>> Begin

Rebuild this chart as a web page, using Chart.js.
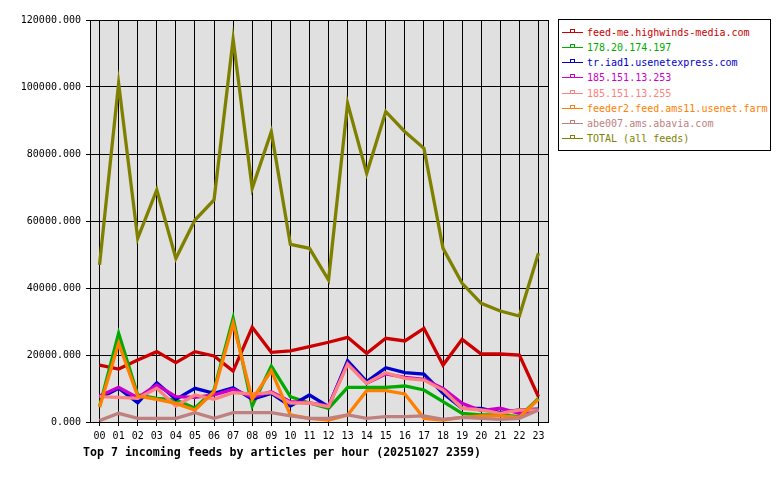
<!DOCTYPE html>
<html>
<head>
<meta charset="utf-8">
<script src="https://cdn.jsdelivr.net/npm/chart.js@4/dist/chart.umd.min.js"></script>
<style>
  html, body { margin: 0; padding: 0; background: #ffffff; }
  #wrap { position: relative; width: 780px; height: 480px; overflow: hidden; }
  canvas { position: absolute; left: 0; top: 0; }
  #legend { position: absolute; left: 558px; top: 19px; width: 211px; height: 130px; border: 1px solid #000; background: #fff; box-sizing: content-box; }
  .entry { position: absolute; left: 0; height: 14px; width: 211px; font-family: "DejaVu Sans Mono", monospace; font-size: 10px; line-height: 14px; white-space: nowrap; }
  .entry .ln { position: absolute; left: 3px; top: 6px; width: 21px; height: 1px; }
  .entry .mk { position: absolute; left: 11px; top: 3px; width: 3px; height: 3px; border: 1px solid; border-bottom: none; background: transparent; }
  .entry .tx { position: absolute; left: 28px; top: 0; }
  #title { position: absolute; left: 83px; top: 445px; font-family: "DejaVu Sans Mono", monospace; font-weight: bold; font-size: 11.6px; color: #000; white-space: nowrap; }
</style>
</head>
<body>
<div id="wrap">
  <canvas id="c" width="780" height="480"></canvas>
  <div id="legend"></div>
  <div id="title">Top 7 incoming feeds by articles per hour (20251027 2359)</div>
</div>
<script>
const hours = ['00','01','02','03','04','05','06','07','08','09','10','11','12','13','14','15','16','17','18','19','20','21','22','23'];
const yTicks = [0, 20000, 40000, 60000, 80000, 100000, 120000];

const feedNames = ['feed-me.highwinds-media.com','178.20.174.197','tr.iad1.usenetexpress.com','185.151.13.253','185.151.13.255','feeder2.feed.ams11.usenet.farm','abe007.ams.abavia.com','TOTAL (all feeds)'];
const feedColors = ['#cc0000','#00aa00','#0000cc','#cc00cc','#ff8080','#ff8000','#c08080','#808000'];

const highwinds = [17000,15800,18500,21000,17700,21000,19700,15200,28270,20800,21200,22480,23800,25280,20500,24980,24180,27960,17000,24680,20300,20300,20000,7550];
const ip178 = [4570,26470,8060,7070,6570,4090,9550,30950,4780,16700,7550,5670,4090,10360,10360,10360,10750,9550,6060,2600,2090,2090,1600,7070];
const usenetexpress = [7070,10060,5760,11730,6770,10060,8560,10240,6770,8560,4780,8060,4570,18300,12030,16210,14720,14330,8560,4090,4090,2780,3580,3800];
const ip253 = [7760,10360,7250,11040,7550,7360,8060,9750,7360,9050,6060,5670,4780,17510,11550,14330,13330,12730,10060,5570,3380,4090,2600,3580];
const ip255 = [7550,7360,7070,10060,4780,8060,6770,8760,8360,8760,5670,5670,4570,17220,11550,14720,13040,12540,9550,4090,3580,2600,3580,3580];
const ams11 = [4390,23490,7760,6770,5570,3580,9050,29460,6770,15310,2090,1100,600,2090,9350,9350,8360,1100,600,1400,1800,1800,1400,6770];
const abavia = [400,2600,1100,1100,1100,2780,1100,2780,2780,2780,1800,1100,1100,2090,1100,1600,1600,1800,800,1400,1100,800,1100,3580];
const total = [46900,101100,54800,69250,48860,60300,66270,114240,69750,86660,53040,51840,42390,95130,74230,92630,86660,81690,51840,41400,35430,33130,31640,50350];

const seriesValues = [highwinds, ip178, usenetexpress, ip253, ip255, ams11, abavia, total];

// legend
const legend = document.getElementById('legend');
feedNames.forEach((name, i) => {
  const e = document.createElement('div');
  e.className = 'entry';
  e.style.top = (6 + i * 15.15) + 'px';
  e.style.color = feedColors[i];
  e.innerHTML = '<span class="ln" style="background:' + feedColors[i] + '"></span>' +
                '<span class="mk" style="border-color:' + feedColors[i] + '"></span>' +
                '<span class="tx"></span>';
  e.querySelector('.tx').textContent = name;
  legend.appendChild(e);
});

const plotBg = {
  id: 'plotBg',
  beforeDraw(chart) {
    const a = chart.chartArea, ctx = chart.ctx;
    ctx.save();
    ctx.fillStyle = '#e0e0e0';
    ctx.fillRect(a.left, a.top, a.right - a.left, a.bottom - a.top);
    ctx.restore();
  },
  afterDraw(chart) {
    const a = chart.chartArea, ctx = chart.ctx;
    ctx.save();
    ctx.strokeStyle = '#000';
    ctx.lineWidth = 1;
    ctx.strokeRect(Math.round(a.left) + 0.5, Math.round(a.top) + 0.5, Math.round(a.right - a.left), Math.round(a.bottom - a.top));
    ctx.restore();
  }
};

new Chart(document.getElementById('c'), {
  type: 'line',
  data: {
    labels: hours,
    datasets: seriesValues.map((vals, i) => ({
      label: feedNames[i],
      data: vals,
      borderColor: feedColors[i],
      backgroundColor: feedColors[i],
      borderWidth: 3.3,
      pointRadius: 0,
      tension: 0,
      fill: false,
      order: 7 - i
    }))
  },
  options: {
    responsive: false,
    animation: false,
    devicePixelRatio: 1,
    layout: { padding: { top: 20, right: 232, bottom: 0, left: 0 } },
    plugins: { legend: { display: false }, tooltip: { enabled: false }, title: { display: false } },
    scales: {
      x: {
        type: 'category',
        offset: true,
        afterFit(s) { s.height = 58; },
        grid: { color: '#000', lineWidth: 1, tickLength: 4, drawTicks: true, offset: false },
        border: { display: true, color: '#000', width: 1 },
        ticks: { color: '#000', font: { family: 'DejaVu Sans Mono', size: 10 }, padding: 4, maxRotation: 0, autoSkip: false }
      },
      y: {
        min: 0,
        max: 120000,
        afterFit(s) { s.width = 90; },
        afterBuildTicks(s) { s.ticks = yTicks.map(v => ({ value: v })); },
        grid: { color: '#000', lineWidth: 1, tickLength: 4, drawTicks: true },
        border: { display: true, color: '#000', width: 1 },
        ticks: { color: '#000', font: { family: 'DejaVu Sans Mono', size: 10 }, padding: 5, callback: v => Number(v).toFixed(3) }
      }
    }
  },
  plugins: [plotBg]
});
</script>
</body>
</html>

>> End

> _TASK DETAILS_
Restate exactly, please, only the lines between the start of the data and the line containing "const yTicks = [0, 20000, 40000, 60000, 80000, 100000, 120000];", both ends included, skipping the pictures.

> _SOLUTION TO THIS EXERCISE_
Rebuild this chart as a web page, using Chart.js.
<!DOCTYPE html>
<html>
<head>
<meta charset="utf-8">
<script src="https://cdn.jsdelivr.net/npm/chart.js@4/dist/chart.umd.min.js"></script>
<style>
  html, body { margin: 0; padding: 0; background: #ffffff; }
  #wrap { position: relative; width: 780px; height: 480px; overflow: hidden; }
  canvas { position: absolute; left: 0; top: 0; }
  #legend { position: absolute; left: 558px; top: 19px; width: 211px; height: 130px; border: 1px solid #000; background: #fff; box-sizing: content-box; }
  .entry { position: absolute; left: 0; height: 14px; width: 211px; font-family: "DejaVu Sans Mono", monospace; font-size: 10px; line-height: 14px; white-space: nowrap; }
  .entry .ln { position: absolute; left: 3px; top: 6px; width: 21px; height: 1px; }
  .entry .mk { position: absolute; left: 11px; top: 3px; width: 3px; height: 3px; border: 1px solid; border-bottom: none; background: transparent; }
  .entry .tx { position: absolute; left: 28px; top: 0; }
  #title { position: absolute; left: 83px; top: 445px; font-family: "DejaVu Sans Mono", monospace; font-weight: bold; font-size: 11.6px; color: #000; white-space: nowrap; }
</style>
</head>
<body>
<div id="wrap">
  <canvas id="c" width="780" height="480"></canvas>
  <div id="legend"></div>
  <div id="title">Top 7 incoming feeds by articles per hour (20251027 2359)</div>
</div>
<script>
const hours = ['00','01','02','03','04','05','06','07','08','09','10','11','12','13','14','15','16','17','18','19','20','21','22','23'];
const yTicks = [0, 20000, 40000, 60000, 80000, 100000, 120000];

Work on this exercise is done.